Tagging Sites with Labels
Once you have defined labels, you can start tagging sites with them. Each annotation can have multiple labels, which means that the same site can be used in other search engines and be ranked differently.
<Annotations> <Annotation about="webcast.berkeley.edu/*" score="1"> <Label name="cse_university_boost_highest"/> <Label name="cse_bicycles_exclude"/> <Label name="cse_hamsters_filter"/> </Annotation> </Annotations>
Modulating the Effects of Labels
Scores let you modulate the influence of labels. They can dampen or reverse
the effects of the labels on specific sites. The score
attribute of
the Annotation
element can have a value that ranges from
-1.0
to 1.0
. A score of 0
removes the
influence of the label over the ranking of the site; a score of 1
applies the full influence; a score of -1
completely reverses the
effects. Values between 0
and 1
or -1
and
0
(for example, 0.55
) are for fine-tuning the
influence of the labels. If you do not assign a score to an annotation, Custom
Search applies the full effect of the label to the site. It is as though you
have assigned it a score of 1
.
The following table demonstrates how scores can adjust the influence of labels:
Mode | Weight | Score | Effect |
---|---|---|---|
Any | Any | None | The same as giving the annotation a score of 1.0 . The label
is applied to the site in full. |
BOOST |
+1.0 |
-1.0 |
The same as reversing the BOOST label and giving it a
weight of -1.0 . It aggressively demotes the site. |
BOOST |
-1.0 |
-1.0 |
The same as reversing the BOOST label and giving it a
weight of +1.0 . It aggressively promotes the site. |
FILTER |
+1.0 |
-1.0 |
The same as tagging the site with an ELIMINATE label. It
completely excludes the site. |
FILTER |
-1.0 |
-1.0 |
The same as reversing the FILTER label and giving it a
weight of +1.0 . It aggressively promotes the site. |
ELIMINATE
|
No weight | -1.0 |
The same as converting the ELIMINATE label into a filter
label with a score of +1.0 . It aggressively promotes the
site. |
Example: Code for Score
In the following example, we have three sites tagged with the same search engine label. However, the effects of the label are not uniform across the three different sites because each annotation has a different score, applying the label with different intensities.

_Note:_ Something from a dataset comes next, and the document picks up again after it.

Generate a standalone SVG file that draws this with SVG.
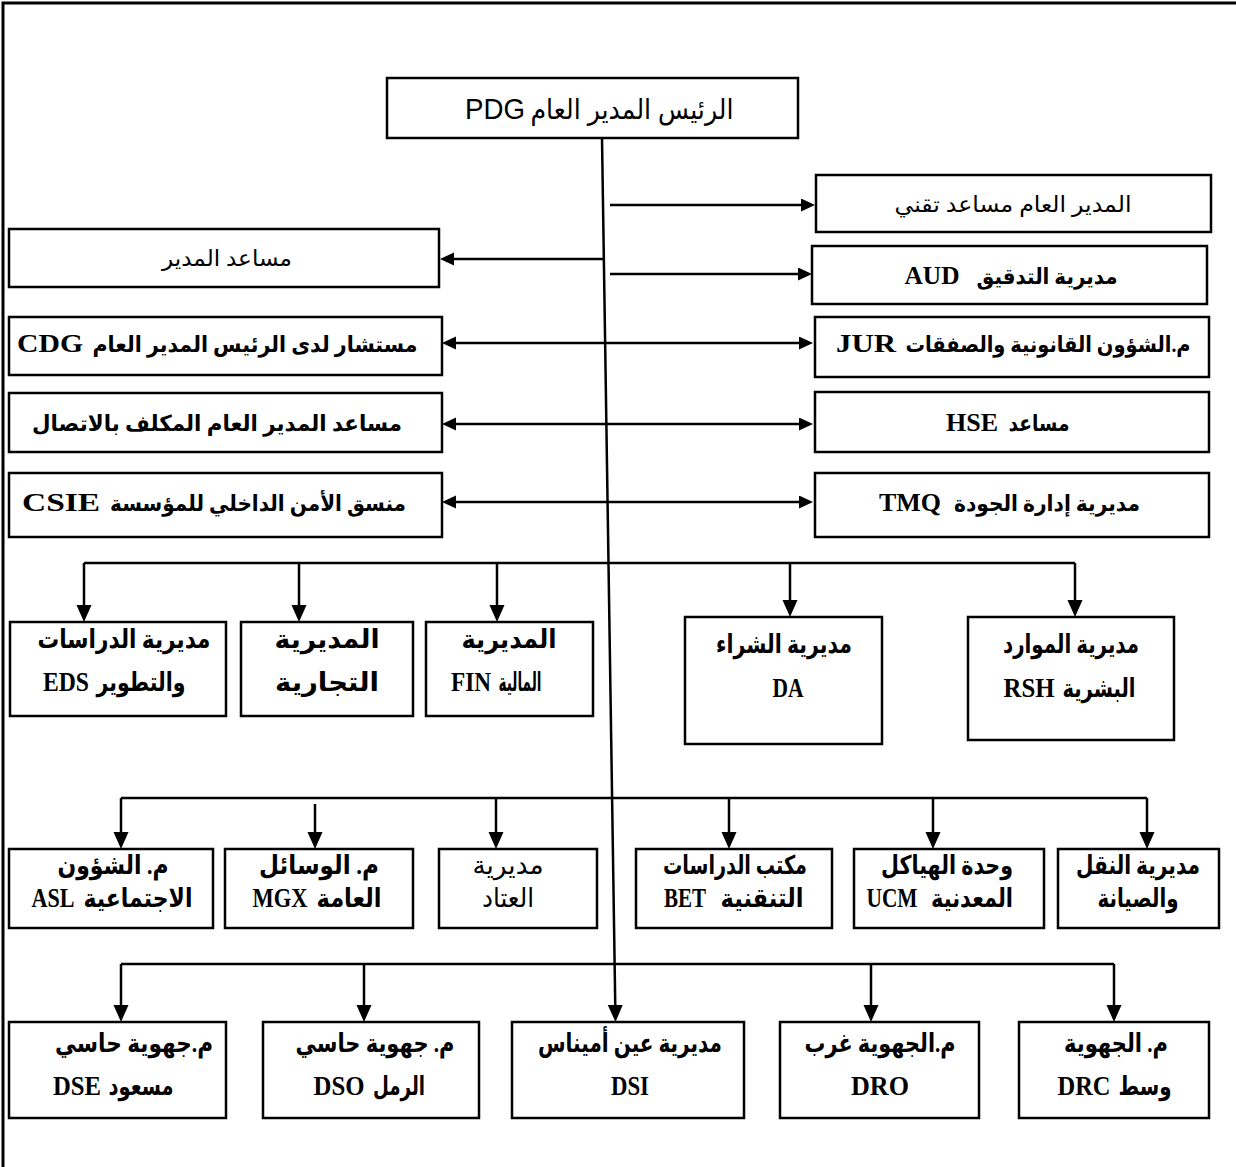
<svg xmlns="http://www.w3.org/2000/svg" width="1236" height="1167" viewBox="0 0 1236 1167">
<style>
.box{fill:#fff;stroke:#000;stroke-width:2.5}
.t{font-family:"Liberation Serif","DejaVu Sans",serif;font-weight:bold;font-size:26px;text-anchor:middle;direction:rtl;fill:#000}
.s{font-size:22px}
.r{font-weight:normal}
.a{font-family:"Liberation Sans","DejaVu Sans",sans-serif;font-weight:normal;font-size:28px}
.L{font-family:"Liberation Serif",serif;font-weight:bold;font-size:28px;text-anchor:middle;direction:ltr;fill:#000}
.Ls{font-size:26px}
.La{font-family:"Liberation Sans",sans-serif;font-weight:normal;font-size:30px}
.c{fill:none;stroke:#000;stroke-width:2.5}
</style>
<defs>
<marker id="as" markerUnits="userSpaceOnUse" markerWidth="15" markerHeight="14" refX="3" refY="6.5" orient="auto-start-reverse"><path d="M0,0 L14,6.5 L0,13 z" fill="#000"/></marker>
<marker id="ad" markerUnits="userSpaceOnUse" markerWidth="18" markerHeight="16" refX="3" refY="7.5" orient="auto"><path d="M0,0 L17,7.5 L0,15 z" fill="#000"/></marker>
</defs>
<rect width="1236" height="1167" fill="#fff"/>
<path d="M3,1167 V3 H1236" fill="none" stroke="#000" stroke-width="3"/>

<g id="connectors" class="c">
<path d="M602,138 L615.3,1008" marker-end="url(#ad)"/>
<path d="M610,205 H804" marker-end="url(#as)"/>
<path d="M604,259 H451" marker-end="url(#as)"/>
<path d="M610,274 H801" marker-end="url(#as)"/>
<path d="M453,343 H802" marker-start="url(#as)" marker-end="url(#as)"/>
<path d="M453,424 H802" marker-start="url(#as)" marker-end="url(#as)"/>
<path d="M453,502 H802" marker-start="url(#as)" marker-end="url(#as)"/>
<path d="M84,563 H1075"/>
<path d="M84,563 V608" marker-end="url(#ad)"/>
<path d="M299,563 V608" marker-end="url(#ad)"/>
<path d="M497,563 V608" marker-end="url(#ad)"/>
<path d="M790,563 V603" marker-end="url(#ad)"/>
<path d="M1075,563 V603" marker-end="url(#ad)"/>
<path d="M121,798 H1147"/>
<path d="M121,798 V835" marker-end="url(#ad)"/>
<path d="M315,804 V835" marker-end="url(#ad)"/>
<path d="M496,798 V835" marker-end="url(#ad)"/>
<path d="M729,798 V835" marker-end="url(#ad)"/>
<path d="M933,798 V835" marker-end="url(#ad)"/>
<path d="M1147,798 V835" marker-end="url(#ad)"/>
<path d="M121,964 H1114"/>
<path d="M121,964 V1008" marker-end="url(#ad)"/>
<path d="M364,964 V1008" marker-end="url(#ad)"/>
<path d="M871,964 V1008" marker-end="url(#ad)"/>
<path d="M1114,964 V1008" marker-end="url(#ad)"/>
</g>

<g id="pdg"><rect class="box" x="387" y="78" width="411" height="60"/><text class="t a" x="632" y="119" textLength="203" lengthAdjust="spacingAndGlyphs">الرئيس المدير العام</text><text class="L La" x="495" y="119" textLength="60" lengthAdjust="spacingAndGlyphs">PDG</text></g>

<g id="tech"><rect class="box" x="816" y="175" width="395" height="57"/><text class="t s r" x="1013" y="212" textLength="237" lengthAdjust="spacingAndGlyphs">المدير العام مساعد تقني</text></g>
<g id="assist"><rect class="box" x="9" y="229" width="430" height="58"/><text class="t s r" x="227" y="266" textLength="130" lengthAdjust="spacingAndGlyphs">مساعد المدير</text></g>
<g id="aud"><rect class="box" x="812" y="246" width="395" height="58"/><text class="t s" x="1047" y="284" textLength="141" lengthAdjust="spacingAndGlyphs">مديرية التدقيق</text><text class="L Ls" x="932" y="284" textLength="55" lengthAdjust="spacingAndGlyphs">AUD</text></g>
<g id="cdg"><rect class="box" x="9" y="317" width="433" height="58"/><text class="t s" x="255" y="352" textLength="325" lengthAdjust="spacingAndGlyphs">مستشار لدى الرئيس المدير العام</text><text class="L Ls" x="50" y="352" textLength="66" lengthAdjust="spacingAndGlyphs">CDG</text></g>
<g id="jur"><rect class="box" x="815" y="317" width="394" height="60"/><text class="t s" x="1048" y="352" textLength="285" lengthAdjust="spacingAndGlyphs">م.الشؤون القانونية والصفقات</text><text class="L Ls" x="866" y="352" textLength="60" lengthAdjust="spacingAndGlyphs">JUR</text></g>
<g id="com"><rect class="box" x="9" y="393" width="433" height="59"/><text class="t s" x="217" y="431" textLength="370" lengthAdjust="spacingAndGlyphs">مساعد المدير العام المكلف بالاتصال</text></g>
<g id="hse"><rect class="box" x="815" y="392" width="394" height="60"/><text class="t s" x="1039" y="431" textLength="61" lengthAdjust="spacingAndGlyphs">مساعد</text><text class="L Ls" x="972" y="431" textLength="52" lengthAdjust="spacingAndGlyphs">HSE</text></g>
<g id="csie"><rect class="box" x="9" y="473" width="433" height="64"/><text class="t s" x="258" y="511" textLength="296" lengthAdjust="spacingAndGlyphs">منسق الأمن الداخلي للمؤسسة</text><text class="L Ls" x="61" y="511" textLength="78" lengthAdjust="spacingAndGlyphs">CSIE</text></g>
<g id="tmq"><rect class="box" x="815" y="473" width="394" height="64"/><text class="t s" x="1047" y="511" textLength="186" lengthAdjust="spacingAndGlyphs">مديرية إدارة الجودة</text><text class="L Ls" x="910" y="511" textLength="62" lengthAdjust="spacingAndGlyphs">TMQ</text></g>

<g id="eds"><rect class="box" x="10" y="622" width="216" height="94"/><text class="t" x="124" y="648" textLength="173" lengthAdjust="spacingAndGlyphs">مديرية الدراسات</text><text class="t" x="141" y="691" textLength="89" lengthAdjust="spacingAndGlyphs">والتطوير</text><text class="L" x="66" y="691" textLength="46" lengthAdjust="spacingAndGlyphs">EDS</text></g>
<g id="dc"><rect class="box" x="241" y="622" width="172" height="94"/><text class="t" x="327" y="648" textLength="105" lengthAdjust="spacingAndGlyphs">المديرية</text><text class="t" x="327" y="691" textLength="104" lengthAdjust="spacingAndGlyphs">التجارية</text></g>
<g id="fin"><rect class="box" x="426" y="622" width="167" height="94"/><text class="t" x="509" y="648" textLength="95" lengthAdjust="spacingAndGlyphs">المديرية</text><text class="t" x="520" y="691" textLength="43" lengthAdjust="spacingAndGlyphs">المالية</text><text class="L" x="471" y="691" textLength="40" lengthAdjust="spacingAndGlyphs">FIN</text></g>
<g id="da"><rect class="box" x="685" y="617" width="197" height="127"/><text class="t" x="784" y="653" textLength="136" lengthAdjust="spacingAndGlyphs">مديرية الشراء</text><text class="L" x="788" y="697" textLength="31" lengthAdjust="spacingAndGlyphs">DA</text></g>
<g id="rsh"><rect class="box" x="968" y="617" width="206" height="123"/><text class="t" x="1099" y="697" textLength="73" lengthAdjust="spacingAndGlyphs">البشرية</text><text class="t" x="1071" y="653" textLength="136" lengthAdjust="spacingAndGlyphs">مديرية الموارد</text><text class="L" x="1029" y="697" textLength="51" lengthAdjust="spacingAndGlyphs">RSH</text></g>

<g id="asl"><rect class="box" x="9" y="849" width="204" height="79"/><text class="t" x="113" y="874" textLength="111" lengthAdjust="spacingAndGlyphs">م. الشؤون</text><text class="t" x="138" y="907" textLength="109" lengthAdjust="spacingAndGlyphs">الاجتماعية</text><text class="L" x="53" y="907" textLength="43" lengthAdjust="spacingAndGlyphs">ASL</text></g>
<g id="mgx"><rect class="box" x="225" y="849" width="188" height="79"/><text class="t" x="319" y="874" textLength="120" lengthAdjust="spacingAndGlyphs">م. الوسائل</text><text class="t" x="349" y="907" textLength="65" lengthAdjust="spacingAndGlyphs">العامة</text><text class="L" x="280" y="907" textLength="55" lengthAdjust="spacingAndGlyphs">MGX</text></g>
<g id="eq"><rect class="box" x="439" y="849" width="158" height="79"/><text class="t r" x="508" y="874" textLength="71" lengthAdjust="spacingAndGlyphs">مديرية</text><text class="t r" x="508" y="907" textLength="52" lengthAdjust="spacingAndGlyphs">العتاد</text></g>
<g id="bet"><rect class="box" x="636" y="849" width="196" height="79"/><text class="t" x="762" y="907" textLength="83" lengthAdjust="spacingAndGlyphs">التنقنية</text><text class="t" x="735" y="874" textLength="144" lengthAdjust="spacingAndGlyphs">مكتب الدراسات</text><text class="L" x="685" y="907" textLength="42" lengthAdjust="spacingAndGlyphs">BET</text></g>
<g id="ucm"><rect class="box" x="854" y="849" width="190" height="79"/><text class="t" x="947" y="874" textLength="132" lengthAdjust="spacingAndGlyphs">وحدة الهياكل</text><text class="t" x="972" y="907" textLength="82" lengthAdjust="spacingAndGlyphs">المعدنية</text><text class="L" x="892" y="907" textLength="51" lengthAdjust="spacingAndGlyphs">UCM</text></g>
<g id="tm"><rect class="box" x="1058" y="849" width="161" height="79"/><text class="t" x="1138" y="874" textLength="124" lengthAdjust="spacingAndGlyphs">مديرية النقل</text><text class="t" x="1138" y="907" textLength="81" lengthAdjust="spacingAndGlyphs">والصيانة</text></g>

<g id="dse"><rect class="box" x="9" y="1022" width="217" height="96"/><text class="t" x="134" y="1052" textLength="158" lengthAdjust="spacingAndGlyphs">م.جهوية حاسي</text><text class="t" x="141" y="1095" textLength="65" lengthAdjust="spacingAndGlyphs">مسعود</text><text class="L" x="77" y="1095" textLength="48" lengthAdjust="spacingAndGlyphs">DSE</text></g>
<g id="dso"><rect class="box" x="263" y="1022" width="216" height="96"/><text class="t" x="375" y="1052" textLength="159" lengthAdjust="spacingAndGlyphs">م. جهوية  حاسي</text><text class="t" x="399" y="1095" textLength="52" lengthAdjust="spacingAndGlyphs">الرمل</text><text class="L" x="339" y="1095" textLength="51" lengthAdjust="spacingAndGlyphs">DSO</text></g>
<g id="dsi"><rect class="box" x="512" y="1022" width="232" height="96"/><text class="t" x="630" y="1052" textLength="184" lengthAdjust="spacingAndGlyphs">مديرية عين أميناس</text><text class="L" x="630" y="1095" textLength="38" lengthAdjust="spacingAndGlyphs">DSI</text></g>
<g id="dro"><rect class="box" x="780" y="1022" width="199" height="96"/><text class="t" x="880" y="1052" textLength="151" lengthAdjust="spacingAndGlyphs">م.الجهوية غرب</text><text class="L" x="880" y="1095" textLength="58" lengthAdjust="spacingAndGlyphs">DRO</text></g>
<g id="drc"><rect class="box" x="1019" y="1022" width="190" height="96"/><text class="t" x="1145" y="1095" textLength="53" lengthAdjust="spacingAndGlyphs">وسط</text><text class="t" x="1116" y="1052" textLength="104" lengthAdjust="spacingAndGlyphs">م. الجهوية</text><text class="L" x="1084" y="1095" textLength="53" lengthAdjust="spacingAndGlyphs">DRC</text></g>
</svg>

<Annotations> <Annotation about="*.edu/*" score="0.0001"> <Label name="vision_label"/> </Annotation> <Annotation about="*.ucsd.edu/*" score="0.7"> <Label name="vision_label"/> </Annotation> <Annotation about="*.vision.ucsd.edu/*" score="1"> <Label name="vision_label"/> </Annotation> </Annotations>
Even though all three annotations have the vision_label
tag,
Programmable Search Engine treats them differently on account of their scores. Results from
vision.ucsd.edu
are heavily favored; those from ucsd.edu
are moderately favored; and those from .edu
top-level
domains are slightly favored over other sites.